- _PROMPT_
Starting from the top of the material, restate each line exactly until the line that contains "const titleText = 'grupos", which is also copied. Pictures are excluded.

- _INFORMATION PROVIDED_
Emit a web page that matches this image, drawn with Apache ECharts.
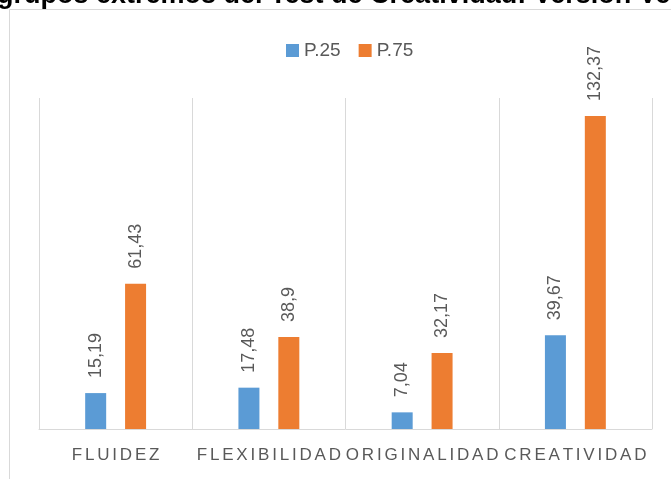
<!DOCTYPE html>
<html>
<head>
<meta charset="utf-8">
<script src="https://cdn.jsdelivr.net/npm/echarts@6/dist/echarts.min.js"></script>
<style>
html,body{margin:0;padding:0;background:#fff;}
#chart{width:671px;height:479px;}
</style>
</head>
<body>
<div id="chart"></div>
<script>
const categories = ['FLUIDEZ', 'FLEXIBILIDAD', 'ORIGINALIDAD', 'CREATIVIDAD'];
const seriesNames = ['P.25', 'P.75'];
const p25 = [15.19, 17.48, 7.04, 39.67];
const p75 = [61.43, 38.9, 32.17, 132.37];
const titleText = 'grupos extremos del Test de Creatividad: Versión Verbal';

const chart = echarts.init(document.getElementById('chart'), null, {renderer: 'canvas'});
const fmt = p => String(p.value).replace('.', ',');
const labelStyle = {
  show: true, position: 'top', rotate: 90, align: 'left', verticalAlign: 'middle',
  distance: 15, fontSize: 18, color: '#595959', fontFamily: 'Liberation Sans', formatter: fmt
};
chart.setOption({
  animation: false,
  backgroundColor: '#ffffff',
  graphic: [
    {type: 'rect', silent: true, shape: {x: 9.5, y: 9.5, width: 700, height: 500},
     style: {fill: 'none', stroke: '#d9d9d9', lineWidth: 1}},
    {type: 'text', silent: true, x: -3, y: -4,
     style: {text: titleText, font: 'bold 27px "Liberation Sans"', fill: '#000000',
             textAlign: 'left', textVerticalAlign: 'middle'}}
  ],
  legend: {
    data: seriesNames, left: 281, top: 36, icon: 'rect', itemWidth: 13, itemHeight: 13,
    itemGap: 18, textStyle: {fontSize: 19, color: '#595959', fontFamily: 'Liberation Sans'}
  },
  grid: {left: 39, right: 19, top: 98, bottom: 50},
  xAxis: {
    type: 'category', data: categories,
    axisLine: {lineStyle: {color: '#d9d9d9', width: 1}},
    axisTick: {show: false},
    splitLine: {show: true, lineStyle: {color: '#d9d9d9', width: 1}},
    axisLabel: {
      interval: 0, margin: 18,
      formatter: v => v.split('').map(c => '{a|' + c + '}').join(''),
      rich: {a: {fontSize: 17, color: '#595959', fontFamily: 'Liberation Sans', padding: [0, 1.4]}}
    }
  },
  yAxis: {type: 'value', min: 0, max: 140, show: false, splitLine: {show: false}},
  series: [
    {name: seriesNames[0], type: 'bar', data: p25, barWidth: 21, barGap: '90%',
     itemStyle: {color: '#5b9bd5'}, label: labelStyle},
    {name: seriesNames[1], type: 'bar', data: p75, barWidth: 21, barGap: '90%',
     itemStyle: {color: '#ed7d31'}, label: labelStyle}
  ]
});
</script>
</body>
</html>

- _RESULT OF THE EXERCISE_
Emit a web page that matches this image, drawn with Apache ECharts.
<!DOCTYPE html>
<html>
<head>
<meta charset="utf-8">
<script src="https://cdn.jsdelivr.net/npm/echarts@6/dist/echarts.min.js"></script>
<style>
html,body{margin:0;padding:0;background:#fff;}
#chart{width:671px;height:479px;}
</style>
</head>
<body>
<div id="chart"></div>
<script>
const categories = ['FLUIDEZ', 'FLEXIBILIDAD', 'ORIGINALIDAD', 'CREATIVIDAD'];
const seriesNames = ['P.25', 'P.75'];
const p25 = [15.19, 17.48, 7.04, 39.67];
const p75 = [61.43, 38.9, 32.17, 132.37];
const titleText = 'grupos extremos del Test de Creatividad: Versión Verbal';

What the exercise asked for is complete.